Setting the armies in array against one another, the veteran generals and soldiers with David were victorious, slaying 20,000 men (18:6-8) and giving cause for Absalom to flee the battle where he was slain by Joab (18:9-17) contrary to the king’s orders. When news of the victory came to David (18:18-28), rather than ask concerning the welfare of his generals, David requested news of Absalom’s welfare (18:29-32). Learning Absalom had died, David wept over his son saying, “O my son Absalom, my son, my son Absalom! would God I had died for thee, O Absalom, my son, my son” (2 Samuel 18:33).
Receiving news that David’s response to the victory was overwhelming sorrow for Absalom, Joab rebuked the king and reminded him of the shame and sorrow his son had wrought against him and Israel (19:1-6). Heeding Joab’s counsel (19:7-8), David gave the people an opportunity to come together and bring him back to Jerusalem as their king (19:9-15).

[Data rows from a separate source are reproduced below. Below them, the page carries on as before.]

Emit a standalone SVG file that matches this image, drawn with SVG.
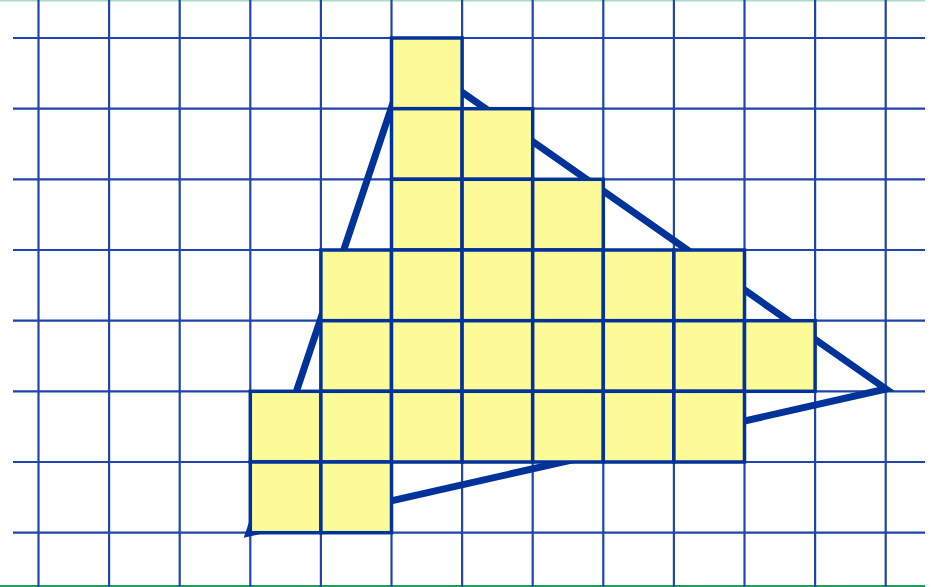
<svg xmlns="http://www.w3.org/2000/svg" width="937" height="587" viewBox="0 0 937 587">
<style>
.grid{stroke:#1f45ab;stroke-width:2.2;fill:none}
.tri{stroke:#003399;stroke-width:7;fill:none;stroke-linejoin:miter}
.cell{fill:#fdfb98;stroke:#003399;stroke-width:3.5}
</style>
<rect width="937" height="587" fill="#ffffff"/>
<g id="border">
<line x1="0" y1="0.5" x2="925" y2="0.5" stroke="#a9dcc2" stroke-width="2"/>
<line x1="0" y1="586" x2="925" y2="586" stroke="#2a9a5c" stroke-width="2"/>
</g>
<g id="grid" class="grid">
<line x1="38.5" y1="0" x2="38.5" y2="587"/>
<line x1="109.1" y1="0" x2="109.1" y2="587"/>
<line x1="179.7" y1="0" x2="179.7" y2="587"/>
<line x1="250.3" y1="0" x2="250.3" y2="587"/>
<line x1="320.9" y1="0" x2="320.9" y2="587"/>
<line x1="391.5" y1="0" x2="391.5" y2="587"/>
<line x1="462.1" y1="0" x2="462.1" y2="587"/>
<line x1="532.7" y1="0" x2="532.7" y2="587"/>
<line x1="603.3" y1="0" x2="603.3" y2="587"/>
<line x1="673.9" y1="0" x2="673.9" y2="587"/>
<line x1="744.5" y1="0" x2="744.5" y2="587"/>
<line x1="815.1" y1="0" x2="815.1" y2="587"/>
<line x1="885.7" y1="0" x2="885.7" y2="587"/>
<line x1="13" y1="38" x2="925" y2="38"/>
<line x1="13" y1="108.7" x2="925" y2="108.7"/>
<line x1="13" y1="179.3" x2="925" y2="179.3"/>
<line x1="13" y1="250" x2="925" y2="250"/>
<line x1="13" y1="320.7" x2="925" y2="320.7"/>
<line x1="13" y1="391.3" x2="925" y2="391.3"/>
<line x1="13" y1="462" x2="925" y2="462"/>
<line x1="13" y1="532.7" x2="925" y2="532.7"/>
</g>
<g id="connectors">
<polygon id="triangle" class="tri" points="249,533 409,55 886,389"/>
</g>
<g id="cells">
<g id="row0"><rect class="cell" x="391.5" y="38" width="70.6" height="70.7"/></g>
<g id="row1"><rect class="cell" x="391.5" y="108.7" width="70.6" height="70.6"/><rect class="cell" x="462.1" y="108.7" width="70.6" height="70.6"/></g>
<g id="row2"><rect class="cell" x="391.5" y="179.3" width="70.6" height="70.7"/><rect class="cell" x="462.1" y="179.3" width="70.6" height="70.7"/><rect class="cell" x="532.7" y="179.3" width="70.6" height="70.7"/></g>
<g id="row3"><rect class="cell" x="320.9" y="250" width="70.6" height="70.7"/><rect class="cell" x="391.5" y="250" width="70.6" height="70.7"/><rect class="cell" x="462.1" y="250" width="70.6" height="70.7"/><rect class="cell" x="532.7" y="250" width="70.6" height="70.7"/><rect class="cell" x="603.3" y="250" width="70.6" height="70.7"/><rect class="cell" x="673.9" y="250" width="70.6" height="70.7"/></g>
<g id="row4"><rect class="cell" x="320.9" y="320.7" width="70.6" height="70.6"/><rect class="cell" x="391.5" y="320.7" width="70.6" height="70.6"/><rect class="cell" x="462.1" y="320.7" width="70.6" height="70.6"/><rect class="cell" x="532.7" y="320.7" width="70.6" height="70.6"/><rect class="cell" x="603.3" y="320.7" width="70.6" height="70.6"/><rect class="cell" x="673.9" y="320.7" width="70.6" height="70.6"/><rect class="cell" x="744.5" y="320.7" width="70.6" height="70.6"/></g>
<g id="row5"><rect class="cell" x="250.3" y="391.3" width="70.6" height="70.7"/><rect class="cell" x="320.9" y="391.3" width="70.6" height="70.7"/><rect class="cell" x="391.5" y="391.3" width="70.6" height="70.7"/><rect class="cell" x="462.1" y="391.3" width="70.6" height="70.7"/><rect class="cell" x="532.7" y="391.3" width="70.6" height="70.7"/><rect class="cell" x="603.3" y="391.3" width="70.6" height="70.7"/><rect class="cell" x="673.9" y="391.3" width="70.6" height="70.7"/></g>
<g id="row6"><rect class="cell" x="250.3" y="462" width="70.6" height="70.7"/><rect class="cell" x="320.9" y="462" width="70.6" height="70.7"/></g>
</g>
</svg>
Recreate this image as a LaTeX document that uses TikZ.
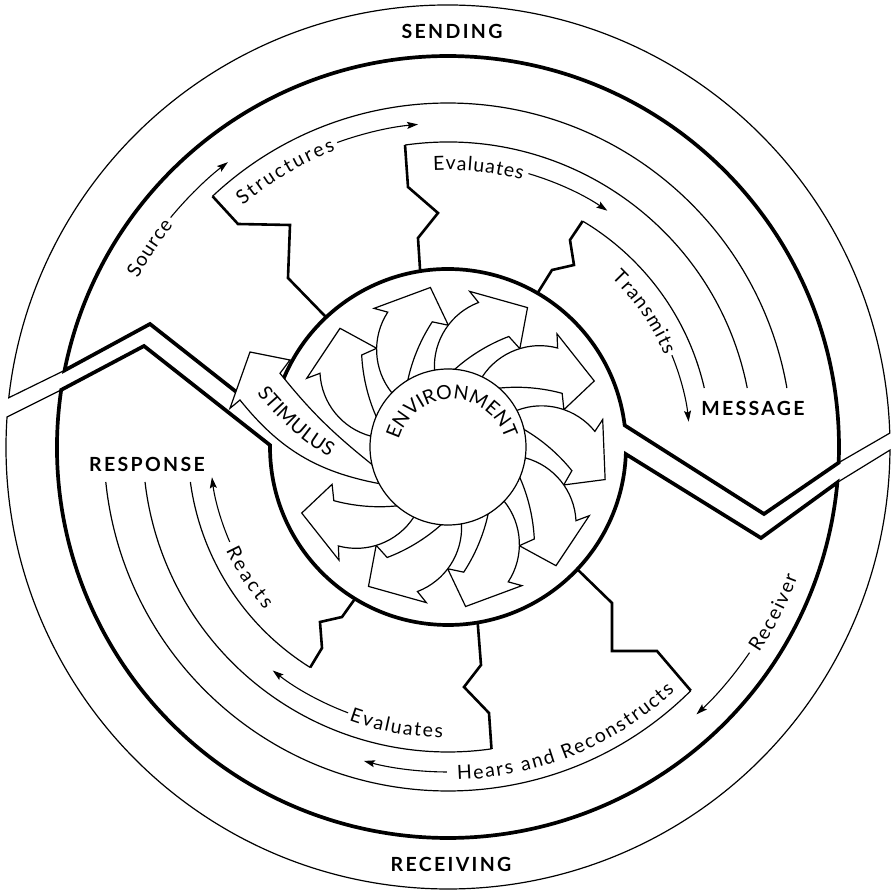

Evidencing he was a man after God’s “own heart” (1 Samuel 13:14), David extended grace and amnesty to the men who joined Absalom in the uprising. When Shimei humbled himself before the king, David even spared him, the man who had cursed him when he fled the city, (19:16-23).
Mephibosheth, knowing his servant Ziba, had slandered him and given David an impression he was disloyal to the king during the uprising, sought an audience with the king to declare his loyalty (19:24-30).
David also honored the men who had come to his aid in the midst of the uprising (19:31-40). The closing verses of 2 Samuel 19 (verses 41-43) give insight into the reality that, although David was returning to reign as king, all was not well in Israel. Strife rose between Judah and the other tribes in Israel, even as they accompanied David to Jerusalem.
We have begun to see the fulfilling of Nathan’s prophesies that David’s adultery with Bathsheba and his murder of her husband Uriah would have far-reaching consequences (2 Samuel 12:9-12). Sadly, the fulfillment of those consequences will haunt David the rest of his life.
An old adage states, “Chickens Invariably Come Home to Roost”; such is the same with sin…its consequences are unavoidable.